What else is there to say about the wilderness, the desert, the emptiness we face every day in a culture void of Truth–oh, here he goes again I can hear former friends say as they might have as we’d sit around a table in the English Major’s lounge when we were undergraduates. Yes, a society committed to re-enforcing the ideas that there is no Truth, that there are no little truths, that there is no transcendence, nor absolution, nor objectivity. We are no longer beings of spirit, but first and last beings of material, beings of use, each a means to an end, each alone and fragmented, each only capable of any power en masse. Each of us is no longer macrocosm in our guiding metaphysics. We are merely numerical. Our ethics or morality or sociology and our politics are all branches of Arithmetic and Book-Keeping. What the fuck are you going on about I hear a boy say as if he were listening to us in a dream I dreamed how long ago now I cannot say.

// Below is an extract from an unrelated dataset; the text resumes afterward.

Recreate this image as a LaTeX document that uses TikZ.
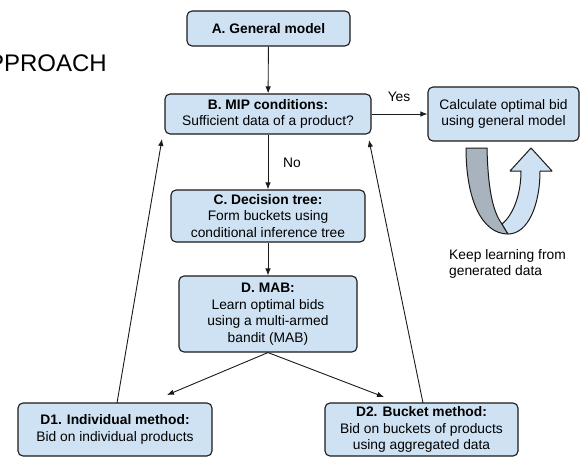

What then is there to say? What would there be to say if I were one to know this without effort or confusion as to the rightness or wrongness of what I was thinking? My to be or not is contained right here in the writing, to write or not to write has become my to be or not to be, just as it might be for another who understands that writing is my right, my truth–that it is Truth or some way to find it, look for it, perhaps if finding it is too much to hope for in a society so committed to opposing Truth or even the entertainment of the idea in mind that there might be a thing called Truth, universal and transcendent of any of our particularities of race or ethnicity or religion or culture or language or institution or government or any one of many, many other variations of identity or lack thereof.